EXERCISE REQUIREMENTS: Collect each line containing "with".

** BEGIN RECORDS SUPPLIED **

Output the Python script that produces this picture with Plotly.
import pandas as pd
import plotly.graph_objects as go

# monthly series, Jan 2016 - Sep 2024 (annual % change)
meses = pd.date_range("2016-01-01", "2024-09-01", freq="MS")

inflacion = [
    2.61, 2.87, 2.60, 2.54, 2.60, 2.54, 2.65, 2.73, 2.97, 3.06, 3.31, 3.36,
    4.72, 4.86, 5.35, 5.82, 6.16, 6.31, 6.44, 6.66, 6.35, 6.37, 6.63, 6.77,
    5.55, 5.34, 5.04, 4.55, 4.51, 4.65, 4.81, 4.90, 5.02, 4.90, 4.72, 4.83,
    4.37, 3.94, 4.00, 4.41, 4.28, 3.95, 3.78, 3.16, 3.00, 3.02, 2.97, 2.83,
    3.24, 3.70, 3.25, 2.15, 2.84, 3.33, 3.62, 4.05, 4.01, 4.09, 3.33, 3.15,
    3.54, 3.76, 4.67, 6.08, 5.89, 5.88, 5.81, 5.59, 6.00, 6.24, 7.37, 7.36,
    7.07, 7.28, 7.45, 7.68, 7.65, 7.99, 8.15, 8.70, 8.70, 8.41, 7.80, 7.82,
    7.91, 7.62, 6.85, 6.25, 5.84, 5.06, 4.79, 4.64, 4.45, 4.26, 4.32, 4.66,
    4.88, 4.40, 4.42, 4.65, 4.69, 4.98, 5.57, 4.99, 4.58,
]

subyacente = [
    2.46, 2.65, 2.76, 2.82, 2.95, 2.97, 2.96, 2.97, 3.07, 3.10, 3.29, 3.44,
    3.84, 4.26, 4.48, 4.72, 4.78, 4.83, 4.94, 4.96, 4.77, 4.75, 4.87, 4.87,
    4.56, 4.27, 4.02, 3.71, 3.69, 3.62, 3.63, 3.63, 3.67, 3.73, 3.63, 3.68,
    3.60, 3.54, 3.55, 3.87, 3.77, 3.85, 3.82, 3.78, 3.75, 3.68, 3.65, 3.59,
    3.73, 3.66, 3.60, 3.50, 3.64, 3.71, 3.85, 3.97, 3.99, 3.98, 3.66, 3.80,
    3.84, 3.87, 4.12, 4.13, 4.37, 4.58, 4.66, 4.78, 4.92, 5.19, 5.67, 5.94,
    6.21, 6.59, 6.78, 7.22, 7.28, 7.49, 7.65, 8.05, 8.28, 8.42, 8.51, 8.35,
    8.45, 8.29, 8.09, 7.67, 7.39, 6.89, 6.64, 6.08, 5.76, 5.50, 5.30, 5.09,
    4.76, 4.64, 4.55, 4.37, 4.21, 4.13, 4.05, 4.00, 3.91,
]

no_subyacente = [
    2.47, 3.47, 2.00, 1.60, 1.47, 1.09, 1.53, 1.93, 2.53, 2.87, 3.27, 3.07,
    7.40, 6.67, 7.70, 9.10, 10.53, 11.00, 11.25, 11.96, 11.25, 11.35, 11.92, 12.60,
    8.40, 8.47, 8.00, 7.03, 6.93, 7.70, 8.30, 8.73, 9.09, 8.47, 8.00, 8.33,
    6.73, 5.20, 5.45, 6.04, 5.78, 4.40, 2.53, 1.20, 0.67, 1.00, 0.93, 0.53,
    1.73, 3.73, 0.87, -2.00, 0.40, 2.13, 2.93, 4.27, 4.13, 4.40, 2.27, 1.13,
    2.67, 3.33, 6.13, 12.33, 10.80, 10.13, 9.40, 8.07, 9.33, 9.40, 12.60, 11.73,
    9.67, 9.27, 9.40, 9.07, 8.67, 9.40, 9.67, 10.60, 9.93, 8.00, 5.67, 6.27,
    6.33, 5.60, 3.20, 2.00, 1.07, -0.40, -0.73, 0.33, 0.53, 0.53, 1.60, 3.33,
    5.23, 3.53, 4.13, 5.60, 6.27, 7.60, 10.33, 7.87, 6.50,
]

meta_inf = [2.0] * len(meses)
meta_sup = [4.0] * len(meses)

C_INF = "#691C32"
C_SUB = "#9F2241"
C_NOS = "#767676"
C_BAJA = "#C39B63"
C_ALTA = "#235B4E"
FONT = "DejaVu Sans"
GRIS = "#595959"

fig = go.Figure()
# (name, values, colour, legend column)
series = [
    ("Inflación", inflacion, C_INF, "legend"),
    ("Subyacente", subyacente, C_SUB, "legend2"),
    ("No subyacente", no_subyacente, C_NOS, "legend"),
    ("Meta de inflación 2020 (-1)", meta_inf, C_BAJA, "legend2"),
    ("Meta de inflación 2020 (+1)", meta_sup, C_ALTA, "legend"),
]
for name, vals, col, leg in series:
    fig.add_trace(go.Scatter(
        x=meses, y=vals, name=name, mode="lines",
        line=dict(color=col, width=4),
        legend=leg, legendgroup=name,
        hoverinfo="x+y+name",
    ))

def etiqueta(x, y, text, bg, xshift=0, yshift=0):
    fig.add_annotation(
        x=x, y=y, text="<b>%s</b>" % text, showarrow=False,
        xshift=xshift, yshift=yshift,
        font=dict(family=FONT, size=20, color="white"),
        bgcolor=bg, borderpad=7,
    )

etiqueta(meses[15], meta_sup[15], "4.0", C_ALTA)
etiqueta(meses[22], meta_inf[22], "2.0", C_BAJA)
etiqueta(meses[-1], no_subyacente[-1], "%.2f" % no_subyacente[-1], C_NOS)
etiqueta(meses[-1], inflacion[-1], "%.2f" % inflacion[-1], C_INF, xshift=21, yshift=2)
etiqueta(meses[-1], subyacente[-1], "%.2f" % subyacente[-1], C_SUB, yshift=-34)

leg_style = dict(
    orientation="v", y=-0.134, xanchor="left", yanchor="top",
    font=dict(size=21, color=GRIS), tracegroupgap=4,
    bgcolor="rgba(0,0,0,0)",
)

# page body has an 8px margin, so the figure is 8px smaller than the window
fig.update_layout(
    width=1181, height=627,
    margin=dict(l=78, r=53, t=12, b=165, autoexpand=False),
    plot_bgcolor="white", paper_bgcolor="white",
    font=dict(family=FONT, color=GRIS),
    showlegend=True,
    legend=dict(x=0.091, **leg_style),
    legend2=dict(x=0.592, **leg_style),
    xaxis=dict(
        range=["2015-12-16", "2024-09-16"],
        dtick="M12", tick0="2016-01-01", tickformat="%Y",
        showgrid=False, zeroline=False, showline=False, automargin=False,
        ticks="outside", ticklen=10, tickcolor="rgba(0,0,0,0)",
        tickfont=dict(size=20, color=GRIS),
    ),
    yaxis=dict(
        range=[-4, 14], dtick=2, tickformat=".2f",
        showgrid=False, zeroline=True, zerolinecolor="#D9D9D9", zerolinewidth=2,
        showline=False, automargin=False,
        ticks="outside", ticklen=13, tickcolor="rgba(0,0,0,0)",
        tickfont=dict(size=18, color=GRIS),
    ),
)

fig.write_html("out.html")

** END RECORDS SUPPLIED **
** BEGIN RECORDS SUPPLIED **

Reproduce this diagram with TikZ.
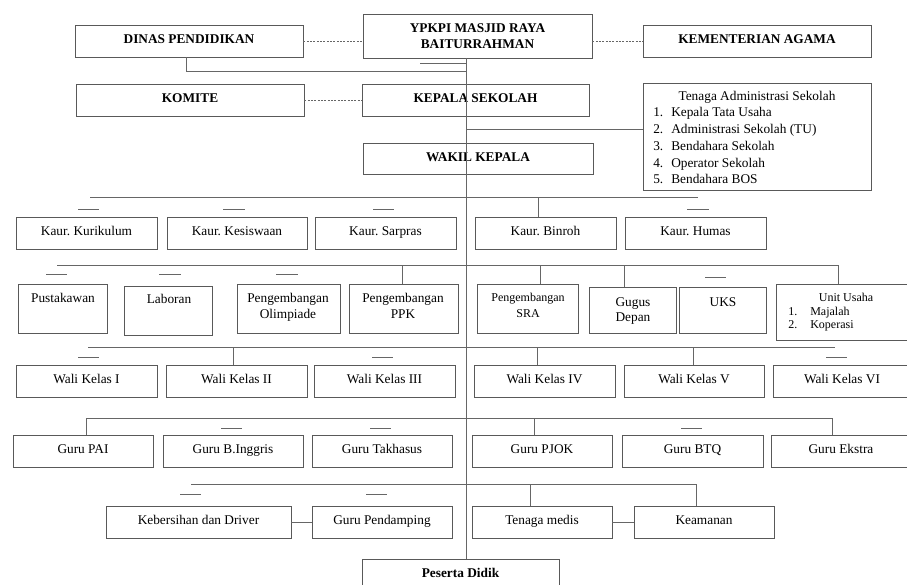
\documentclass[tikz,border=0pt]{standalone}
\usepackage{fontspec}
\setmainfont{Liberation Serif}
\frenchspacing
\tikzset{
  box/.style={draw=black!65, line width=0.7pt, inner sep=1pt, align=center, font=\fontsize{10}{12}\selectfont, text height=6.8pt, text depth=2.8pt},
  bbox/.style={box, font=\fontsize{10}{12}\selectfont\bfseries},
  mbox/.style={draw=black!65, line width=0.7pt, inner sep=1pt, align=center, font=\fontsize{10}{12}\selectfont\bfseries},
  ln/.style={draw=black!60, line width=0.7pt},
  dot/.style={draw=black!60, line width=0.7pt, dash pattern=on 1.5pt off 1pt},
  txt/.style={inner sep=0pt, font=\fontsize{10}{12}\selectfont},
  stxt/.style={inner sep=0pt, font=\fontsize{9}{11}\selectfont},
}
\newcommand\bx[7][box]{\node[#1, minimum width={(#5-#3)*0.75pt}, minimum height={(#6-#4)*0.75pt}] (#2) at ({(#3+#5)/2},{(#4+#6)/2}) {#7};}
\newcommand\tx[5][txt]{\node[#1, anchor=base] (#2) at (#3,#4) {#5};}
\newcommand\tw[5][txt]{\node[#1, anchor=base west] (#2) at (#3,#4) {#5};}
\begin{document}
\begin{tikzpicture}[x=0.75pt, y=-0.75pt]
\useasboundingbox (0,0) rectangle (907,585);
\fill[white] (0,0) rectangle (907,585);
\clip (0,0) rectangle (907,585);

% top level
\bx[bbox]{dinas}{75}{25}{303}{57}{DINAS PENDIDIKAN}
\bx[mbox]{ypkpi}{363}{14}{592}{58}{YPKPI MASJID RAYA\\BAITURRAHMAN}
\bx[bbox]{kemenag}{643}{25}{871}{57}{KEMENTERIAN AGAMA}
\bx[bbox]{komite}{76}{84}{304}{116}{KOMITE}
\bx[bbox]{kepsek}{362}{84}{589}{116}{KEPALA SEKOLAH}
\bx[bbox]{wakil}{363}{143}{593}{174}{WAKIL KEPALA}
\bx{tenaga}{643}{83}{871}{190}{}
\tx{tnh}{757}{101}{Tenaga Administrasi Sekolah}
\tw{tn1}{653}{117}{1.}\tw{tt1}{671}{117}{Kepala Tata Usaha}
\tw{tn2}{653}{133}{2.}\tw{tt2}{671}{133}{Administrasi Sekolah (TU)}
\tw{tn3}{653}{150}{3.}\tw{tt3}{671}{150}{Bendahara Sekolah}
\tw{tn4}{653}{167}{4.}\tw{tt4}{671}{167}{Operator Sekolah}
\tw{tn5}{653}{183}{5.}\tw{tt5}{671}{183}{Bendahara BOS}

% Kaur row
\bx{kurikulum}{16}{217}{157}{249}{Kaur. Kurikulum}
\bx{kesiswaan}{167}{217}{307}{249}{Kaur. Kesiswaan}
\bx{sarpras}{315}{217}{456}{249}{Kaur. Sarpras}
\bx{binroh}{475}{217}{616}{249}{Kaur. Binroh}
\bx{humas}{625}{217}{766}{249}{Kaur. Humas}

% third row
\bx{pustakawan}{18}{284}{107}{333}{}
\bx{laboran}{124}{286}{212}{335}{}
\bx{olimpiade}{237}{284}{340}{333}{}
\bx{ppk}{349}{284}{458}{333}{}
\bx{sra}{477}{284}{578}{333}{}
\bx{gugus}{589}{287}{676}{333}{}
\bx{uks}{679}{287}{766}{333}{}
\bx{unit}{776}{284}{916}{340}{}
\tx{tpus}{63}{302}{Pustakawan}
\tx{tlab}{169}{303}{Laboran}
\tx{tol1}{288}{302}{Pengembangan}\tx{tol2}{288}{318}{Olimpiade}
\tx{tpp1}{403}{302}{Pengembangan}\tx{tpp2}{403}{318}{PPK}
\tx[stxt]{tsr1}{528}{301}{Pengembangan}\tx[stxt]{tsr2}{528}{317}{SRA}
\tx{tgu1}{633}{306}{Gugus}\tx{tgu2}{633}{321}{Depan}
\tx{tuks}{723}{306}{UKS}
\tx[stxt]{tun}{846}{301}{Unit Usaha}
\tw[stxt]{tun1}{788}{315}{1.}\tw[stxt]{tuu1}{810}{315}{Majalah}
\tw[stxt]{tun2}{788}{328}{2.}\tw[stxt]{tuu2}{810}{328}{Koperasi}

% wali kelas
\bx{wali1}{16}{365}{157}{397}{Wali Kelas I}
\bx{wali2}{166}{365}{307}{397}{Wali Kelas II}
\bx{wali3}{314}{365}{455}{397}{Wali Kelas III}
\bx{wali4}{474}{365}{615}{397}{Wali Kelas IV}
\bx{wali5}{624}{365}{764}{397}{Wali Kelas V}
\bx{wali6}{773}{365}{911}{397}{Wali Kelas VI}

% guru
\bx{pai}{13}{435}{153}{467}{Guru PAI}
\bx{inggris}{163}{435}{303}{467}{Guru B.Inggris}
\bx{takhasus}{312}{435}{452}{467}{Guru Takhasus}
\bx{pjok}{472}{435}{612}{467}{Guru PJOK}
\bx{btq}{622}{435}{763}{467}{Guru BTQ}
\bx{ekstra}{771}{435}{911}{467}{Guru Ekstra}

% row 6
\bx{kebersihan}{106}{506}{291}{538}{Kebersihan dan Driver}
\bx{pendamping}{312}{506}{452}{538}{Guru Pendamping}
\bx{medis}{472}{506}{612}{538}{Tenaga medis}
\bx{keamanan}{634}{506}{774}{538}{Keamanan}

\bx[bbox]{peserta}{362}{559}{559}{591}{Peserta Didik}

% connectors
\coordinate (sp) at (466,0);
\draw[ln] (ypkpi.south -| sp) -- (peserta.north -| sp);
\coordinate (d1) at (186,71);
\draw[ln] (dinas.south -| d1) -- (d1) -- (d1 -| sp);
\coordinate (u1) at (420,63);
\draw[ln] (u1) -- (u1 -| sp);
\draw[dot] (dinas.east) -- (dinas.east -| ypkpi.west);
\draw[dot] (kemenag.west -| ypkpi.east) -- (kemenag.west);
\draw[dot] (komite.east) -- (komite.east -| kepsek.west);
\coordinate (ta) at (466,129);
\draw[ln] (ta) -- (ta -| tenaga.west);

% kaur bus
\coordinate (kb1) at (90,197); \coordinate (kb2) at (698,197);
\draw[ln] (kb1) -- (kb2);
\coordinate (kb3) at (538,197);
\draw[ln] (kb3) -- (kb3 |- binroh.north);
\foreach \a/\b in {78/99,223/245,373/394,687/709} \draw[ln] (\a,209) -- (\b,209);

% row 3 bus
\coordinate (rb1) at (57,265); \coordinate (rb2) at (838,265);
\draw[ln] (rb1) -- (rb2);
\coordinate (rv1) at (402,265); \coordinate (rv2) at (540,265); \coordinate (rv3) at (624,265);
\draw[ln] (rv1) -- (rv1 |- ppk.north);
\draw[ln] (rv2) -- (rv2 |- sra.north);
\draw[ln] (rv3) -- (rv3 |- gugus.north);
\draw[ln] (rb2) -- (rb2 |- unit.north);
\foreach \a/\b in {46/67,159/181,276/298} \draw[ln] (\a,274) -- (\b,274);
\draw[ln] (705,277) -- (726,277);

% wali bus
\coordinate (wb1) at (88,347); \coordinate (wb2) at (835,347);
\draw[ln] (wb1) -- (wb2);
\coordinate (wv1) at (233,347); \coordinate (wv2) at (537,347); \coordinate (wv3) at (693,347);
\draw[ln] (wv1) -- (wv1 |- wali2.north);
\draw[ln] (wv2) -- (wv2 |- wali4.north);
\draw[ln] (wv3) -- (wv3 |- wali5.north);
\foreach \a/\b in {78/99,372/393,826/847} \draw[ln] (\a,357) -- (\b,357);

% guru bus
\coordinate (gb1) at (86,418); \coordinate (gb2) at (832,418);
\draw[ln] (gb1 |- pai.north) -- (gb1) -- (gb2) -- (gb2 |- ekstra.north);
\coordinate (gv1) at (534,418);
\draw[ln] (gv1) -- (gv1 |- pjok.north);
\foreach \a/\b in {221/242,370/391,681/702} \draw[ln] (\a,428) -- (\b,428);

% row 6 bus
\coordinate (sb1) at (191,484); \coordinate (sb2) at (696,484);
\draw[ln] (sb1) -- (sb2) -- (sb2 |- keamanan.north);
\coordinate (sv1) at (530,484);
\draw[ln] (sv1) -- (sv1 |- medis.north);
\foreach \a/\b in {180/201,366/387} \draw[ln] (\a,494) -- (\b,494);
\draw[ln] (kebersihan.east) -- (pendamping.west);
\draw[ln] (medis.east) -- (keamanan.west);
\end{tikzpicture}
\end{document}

** END RECORDS SUPPLIED **

REPLY:
Output the Python script that produces this picture with Plotly.
Reproduce this diagram with TikZ.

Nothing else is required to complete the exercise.